| SUPPLIED INFORMATION |
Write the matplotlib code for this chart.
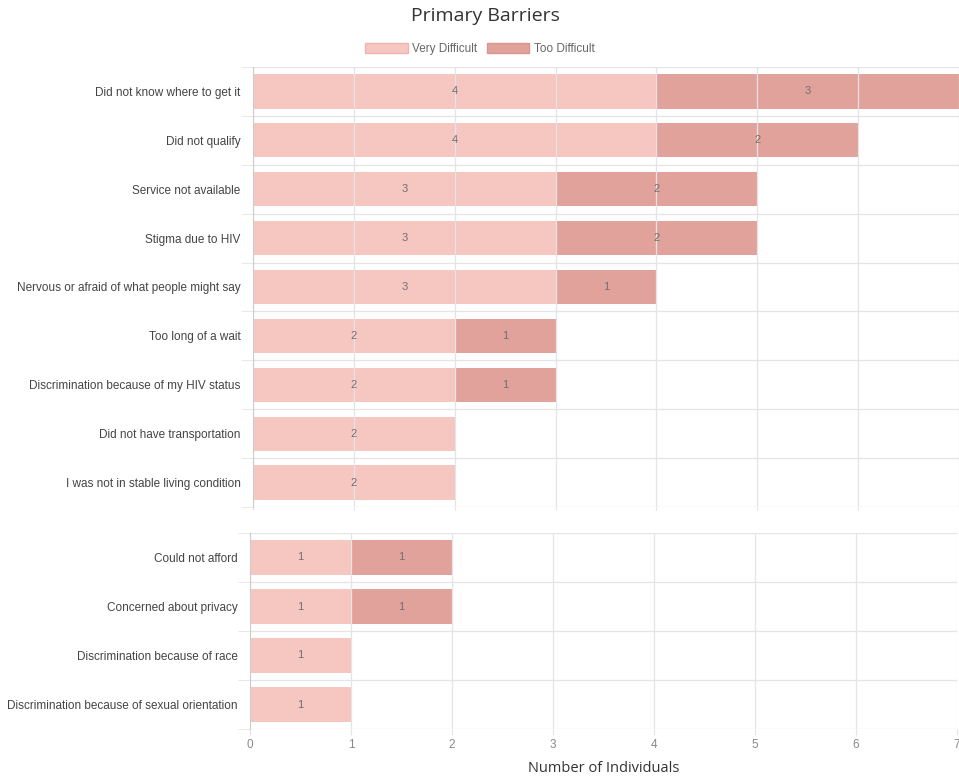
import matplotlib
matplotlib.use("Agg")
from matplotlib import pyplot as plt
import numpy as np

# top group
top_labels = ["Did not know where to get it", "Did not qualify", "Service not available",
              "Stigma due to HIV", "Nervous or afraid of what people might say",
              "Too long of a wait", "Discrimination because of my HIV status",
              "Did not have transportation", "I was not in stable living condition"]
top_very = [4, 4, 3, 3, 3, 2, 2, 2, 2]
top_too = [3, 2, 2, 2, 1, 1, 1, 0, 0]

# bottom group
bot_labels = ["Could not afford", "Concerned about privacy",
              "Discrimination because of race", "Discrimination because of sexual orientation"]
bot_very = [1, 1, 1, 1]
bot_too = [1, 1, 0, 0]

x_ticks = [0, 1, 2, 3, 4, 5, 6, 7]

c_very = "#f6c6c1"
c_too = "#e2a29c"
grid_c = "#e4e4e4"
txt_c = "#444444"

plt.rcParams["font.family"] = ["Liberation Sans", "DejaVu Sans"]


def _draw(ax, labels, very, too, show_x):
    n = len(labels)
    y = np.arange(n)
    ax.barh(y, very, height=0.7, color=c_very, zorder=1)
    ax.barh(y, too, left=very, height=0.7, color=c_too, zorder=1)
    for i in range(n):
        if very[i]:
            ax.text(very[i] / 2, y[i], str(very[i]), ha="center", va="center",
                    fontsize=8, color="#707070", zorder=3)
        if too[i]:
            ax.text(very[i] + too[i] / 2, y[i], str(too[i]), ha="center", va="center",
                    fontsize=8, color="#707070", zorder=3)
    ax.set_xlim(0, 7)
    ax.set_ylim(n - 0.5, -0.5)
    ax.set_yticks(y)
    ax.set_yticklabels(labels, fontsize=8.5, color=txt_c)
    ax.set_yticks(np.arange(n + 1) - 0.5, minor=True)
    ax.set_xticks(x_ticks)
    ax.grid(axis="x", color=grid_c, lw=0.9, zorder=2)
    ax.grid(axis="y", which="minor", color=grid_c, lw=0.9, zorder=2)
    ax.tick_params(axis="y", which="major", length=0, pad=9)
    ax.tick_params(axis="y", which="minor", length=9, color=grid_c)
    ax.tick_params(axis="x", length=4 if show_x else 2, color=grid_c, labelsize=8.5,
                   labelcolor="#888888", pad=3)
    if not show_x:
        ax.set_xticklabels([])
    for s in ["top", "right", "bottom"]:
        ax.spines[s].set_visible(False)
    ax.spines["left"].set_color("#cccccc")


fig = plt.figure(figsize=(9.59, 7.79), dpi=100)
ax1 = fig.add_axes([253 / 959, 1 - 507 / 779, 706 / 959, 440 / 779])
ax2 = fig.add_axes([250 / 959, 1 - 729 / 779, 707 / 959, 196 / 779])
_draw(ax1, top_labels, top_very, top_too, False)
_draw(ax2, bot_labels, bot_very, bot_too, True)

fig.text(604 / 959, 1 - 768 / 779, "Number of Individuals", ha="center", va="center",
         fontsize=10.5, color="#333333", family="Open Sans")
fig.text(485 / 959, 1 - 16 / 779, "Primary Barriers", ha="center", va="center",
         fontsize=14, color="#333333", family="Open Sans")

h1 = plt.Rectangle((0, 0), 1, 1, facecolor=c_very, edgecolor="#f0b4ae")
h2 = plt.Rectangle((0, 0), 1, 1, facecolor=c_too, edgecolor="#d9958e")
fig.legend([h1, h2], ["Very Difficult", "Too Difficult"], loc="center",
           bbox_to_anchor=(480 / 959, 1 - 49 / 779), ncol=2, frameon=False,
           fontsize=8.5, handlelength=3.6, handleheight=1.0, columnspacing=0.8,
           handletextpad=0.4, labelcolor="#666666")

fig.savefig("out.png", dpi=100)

| WRITTEN EXERCISE |
Make an exact copy of the data above, pictures excluded.

| REPLY |
Write the matplotlib code for this chart.
import matplotlib
matplotlib.use("Agg")
from matplotlib import pyplot as plt
import numpy as np

# top group
top_labels = ["Did not know where to get it", "Did not qualify", "Service not available",
              "Stigma due to HIV", "Nervous or afraid of what people might say",
              "Too long of a wait", "Discrimination because of my HIV status",
              "Did not have transportation", "I was not in stable living condition"]
top_very = [4, 4, 3, 3, 3, 2, 2, 2, 2]
top_too = [3, 2, 2, 2, 1, 1, 1, 0, 0]

# bottom group
bot_labels = ["Could not afford", "Concerned about privacy",
              "Discrimination because of race", "Discrimination because of sexual orientation"]
bot_very = [1, 1, 1, 1]
bot_too = [1, 1, 0, 0]

x_ticks = [0, 1, 2, 3, 4, 5, 6, 7]

c_very = "#f6c6c1"
c_too = "#e2a29c"
grid_c = "#e4e4e4"
txt_c = "#444444"

plt.rcParams["font.family"] = ["Liberation Sans", "DejaVu Sans"]


def _draw(ax, labels, very, too, show_x):
    n = len(labels)
    y = np.arange(n)
    ax.barh(y, very, height=0.7, color=c_very, zorder=1)
    ax.barh(y, too, left=very, height=0.7, color=c_too, zorder=1)
    for i in range(n):
        if very[i]:
            ax.text(very[i] / 2, y[i], str(very[i]), ha="center", va="center",
                    fontsize=8, color="#707070", zorder=3)
        if too[i]:
            ax.text(very[i] + too[i] / 2, y[i], str(too[i]), ha="center", va="center",
                    fontsize=8, color="#707070", zorder=3)
    ax.set_xlim(0, 7)
    ax.set_ylim(n - 0.5, -0.5)
    ax.set_yticks(y)
    ax.set_yticklabels(labels, fontsize=8.5, color=txt_c)
    ax.set_yticks(np.arange(n + 1) - 0.5, minor=True)
    ax.set_xticks(x_ticks)
    ax.grid(axis="x", color=grid_c, lw=0.9, zorder=2)
    ax.grid(axis="y", which="minor", color=grid_c, lw=0.9, zorder=2)
    ax.tick_params(axis="y", which="major", length=0, pad=9)
    ax.tick_params(axis="y", which="minor", length=9, color=grid_c)
    ax.tick_params(axis="x", length=4 if show_x else 2, color=grid_c, labelsize=8.5,
                   labelcolor="#888888", pad=3)
    if not show_x:
        ax.set_xticklabels([])
    for s in ["top", "right", "bottom"]:
        ax.spines[s].set_visible(False)
    ax.spines["left"].set_color("#cccccc")


fig = plt.figure(figsize=(9.59, 7.79), dpi=100)
ax1 = fig.add_axes([253 / 959, 1 - 507 / 779, 706 / 959, 440 / 779])
ax2 = fig.add_axes([250 / 959, 1 - 729 / 779, 707 / 959, 196 / 779])
_draw(ax1, top_labels, top_very, top_too, False)
_draw(ax2, bot_labels, bot_very, bot_too, True)

fig.text(604 / 959, 1 - 768 / 779, "Number of Individuals", ha="center", va="center",
         fontsize=10.5, color="#333333", family="Open Sans")
fig.text(485 / 959, 1 - 16 / 779, "Primary Barriers", ha="center", va="center",
         fontsize=14, color="#333333", family="Open Sans")

h1 = plt.Rectangle((0, 0), 1, 1, facecolor=c_very, edgecolor="#f0b4ae")
h2 = plt.Rectangle((0, 0), 1, 1, facecolor=c_too, edgecolor="#d9958e")
fig.legend([h1, h2], ["Very Difficult", "Too Difficult"], loc="center",
           bbox_to_anchor=(480 / 959, 1 - 49 / 779), ncol=2, frameon=False,
           fontsize=8.5, handlelength=3.6, handleheight=1.0, columnspacing=0.8,
           handletextpad=0.4, labelcolor="#666666")

fig.savefig("out.png", dpi=100)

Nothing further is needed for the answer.